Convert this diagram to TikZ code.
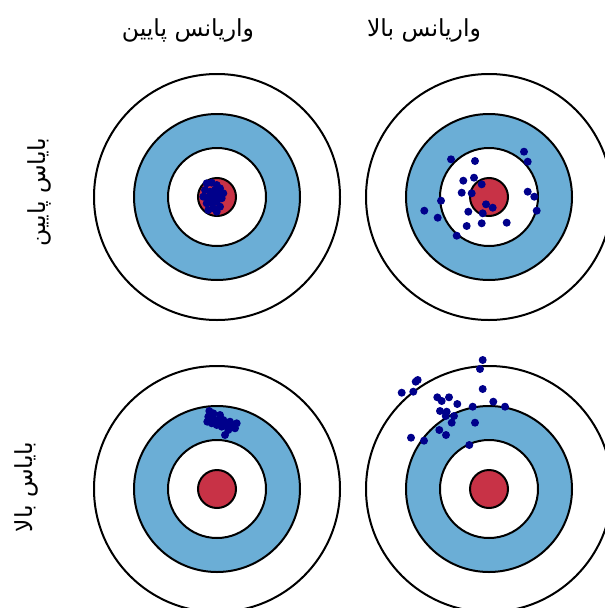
\documentclass[tikz,border=0pt]{standalone}
\usepackage{fontspec}
\TeXXeTstate=1
\newfontfamily\arabicfont[Script=Arabic]{DejaVu Sans}
\definecolor{ringblue}{RGB}{107,174,214}
\definecolor{bullred}{RGB}{200,50,70}
\definecolor{dotnavy}{RGB}{0,0,139}
\tikzset{
  ring/.style={draw=black,line width=2pt},
  shot/.style={fill=dotnavy},
  lbl/.style={font=\arabicfont\fontsize{23.5}{28}\selectfont,inner sep=0pt}
}
\begin{document}
\begin{tikzpicture}[x=1pt,y=-1pt]
\useasboundingbox (0,0) rectangle (605,608);
\clip (0,0) rectangle (605,608);
\fill[white] (0,0) rectangle (605,608);
% targets
\foreach \cx/\cy in {217/197,489/197,217/489,489/489}{
  \draw[ring,fill=white] (\cx,\cy) circle[radius=123pt];
  \draw[ring,fill=ringblue] (\cx,\cy) circle[radius=83pt];
  \draw[ring,fill=white] (\cx,\cy) circle[radius=49pt];
  \draw[ring,fill=bullred] (\cx,\cy) circle[radius=19pt];
}
% low bias, low variance
\foreach \x/\y in {206.7/183.3,211.7/182.7,216.7/185,205/190,210/191.7,215/190,220/188.3,203.3/196.7,208.3/197.3,213.3/196,218.3/195,221.7/198.3,206.7/203.3,211.7/202.7,216.7/201.7,213.3/208.3,220/206.7,208.3/210,216.7/211.7,223.3/193.3}
  \fill[shot] (\x,\y) circle[radius=4pt];
% low bias, high variance
\foreach \x/\y in {451/159.3,475/161,524/151.7,527.7/161.7,463.3/180.7,474/177.7,481.7/184.3,461.7/192.7,471.7/193.3,441/200.7,424.3/210.7,437.7/217.7,468.3/211.7,482.7/213.3,486/204.3,492.7/207.7,481.7/223.3,466.7/226,506.7/222.7,456.7/235.7,527.7/191.7,534.3/196.7,536.7/210.7}
  \fill[shot] (\x,\y) circle[radius=4pt];
% high bias, low variance
\foreach \x/\y in {209.3/411,213.3/413.3,208.3/416.7,207.3/421.7,211.7/423.3,216.7/425,220/415,223.3/420,218.3/421.7,221.7/426.7,226.7/425,230/421.7,233.3/425,236.7/423.3,235/428.3,228.3/430,225/435,213.3/418.3}
  \fill[shot] (\x,\y) circle[radius=4pt];
% high bias, high variance
\foreach \x/\y in {482.7/360,480/369,417.7/380,415.7/381.7,401.7/392.7,413.3/391.7,482.7/389,437.3/397.3,441.7/401,449/397.3,457.3/404,472.7/406.7,493.3/401.7,505/406.7,440/411,446.7/411.7,445.7/416,454/416,451.7/422.7,475/422.7,439.3/430,446/435,411/437.7,424/440.7,469.3/445}
  \fill[shot] (\x,\y) circle[radius=4pt];
% labels
\node[lbl] (lowvar) at (188,30) {\beginR واریانس پایین\endR};
\node[lbl] (highvar) at (424,30) {\beginR واریانس بالا\endR};
\node[lbl,rotate=90] (lowbias) at (39,192) {\beginR بایاس پایین\endR};
\node[lbl,rotate=90] (highbias) at (26,487) {\beginR بایاس بالا\endR};
\end{tikzpicture}
\end{document}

--------------------------------

• [Instruction]
Copy all the data exactly as written, but skip any picture.

• [Result of the exercise]
Convert this diagram to TikZ code.
\documentclass[tikz,border=0pt]{standalone}
\usepackage{fontspec}
\TeXXeTstate=1
\newfontfamily\arabicfont[Script=Arabic]{DejaVu Sans}
\definecolor{ringblue}{RGB}{107,174,214}
\definecolor{bullred}{RGB}{200,50,70}
\definecolor{dotnavy}{RGB}{0,0,139}
\tikzset{
  ring/.style={draw=black,line width=2pt},
  shot/.style={fill=dotnavy},
  lbl/.style={font=\arabicfont\fontsize{23.5}{28}\selectfont,inner sep=0pt}
}
\begin{document}
\begin{tikzpicture}[x=1pt,y=-1pt]
\useasboundingbox (0,0) rectangle (605,608);
\clip (0,0) rectangle (605,608);
\fill[white] (0,0) rectangle (605,608);
% targets
\foreach \cx/\cy in {217/197,489/197,217/489,489/489}{
  \draw[ring,fill=white] (\cx,\cy) circle[radius=123pt];
  \draw[ring,fill=ringblue] (\cx,\cy) circle[radius=83pt];
  \draw[ring,fill=white] (\cx,\cy) circle[radius=49pt];
  \draw[ring,fill=bullred] (\cx,\cy) circle[radius=19pt];
}
% low bias, low variance
\foreach \x/\y in {206.7/183.3,211.7/182.7,216.7/185,205/190,210/191.7,215/190,220/188.3,203.3/196.7,208.3/197.3,213.3/196,218.3/195,221.7/198.3,206.7/203.3,211.7/202.7,216.7/201.7,213.3/208.3,220/206.7,208.3/210,216.7/211.7,223.3/193.3}
  \fill[shot] (\x,\y) circle[radius=4pt];
% low bias, high variance
\foreach \x/\y in {451/159.3,475/161,524/151.7,527.7/161.7,463.3/180.7,474/177.7,481.7/184.3,461.7/192.7,471.7/193.3,441/200.7,424.3/210.7,437.7/217.7,468.3/211.7,482.7/213.3,486/204.3,492.7/207.7,481.7/223.3,466.7/226,506.7/222.7,456.7/235.7,527.7/191.7,534.3/196.7,536.7/210.7}
  \fill[shot] (\x,\y) circle[radius=4pt];
% high bias, low variance
\foreach \x/\y in {209.3/411,213.3/413.3,208.3/416.7,207.3/421.7,211.7/423.3,216.7/425,220/415,223.3/420,218.3/421.7,221.7/426.7,226.7/425,230/421.7,233.3/425,236.7/423.3,235/428.3,228.3/430,225/435,213.3/418.3}
  \fill[shot] (\x,\y) circle[radius=4pt];
% high bias, high variance
\foreach \x/\y in {482.7/360,480/369,417.7/380,415.7/381.7,401.7/392.7,413.3/391.7,482.7/389,437.3/397.3,441.7/401,449/397.3,457.3/404,472.7/406.7,493.3/401.7,505/406.7,440/411,446.7/411.7,445.7/416,454/416,451.7/422.7,475/422.7,439.3/430,446/435,411/437.7,424/440.7,469.3/445}
  \fill[shot] (\x,\y) circle[radius=4pt];
% labels
\node[lbl] (lowvar) at (188,30) {\beginR واریانس پایین\endR};
\node[lbl] (highvar) at (424,30) {\beginR واریانس بالا\endR};
\node[lbl,rotate=90] (lowbias) at (39,192) {\beginR بایاس پایین\endR};
\node[lbl,rotate=90] (highbias) at (26,487) {\beginR بایاس بالا\endR};
\end{tikzpicture}
\end{document}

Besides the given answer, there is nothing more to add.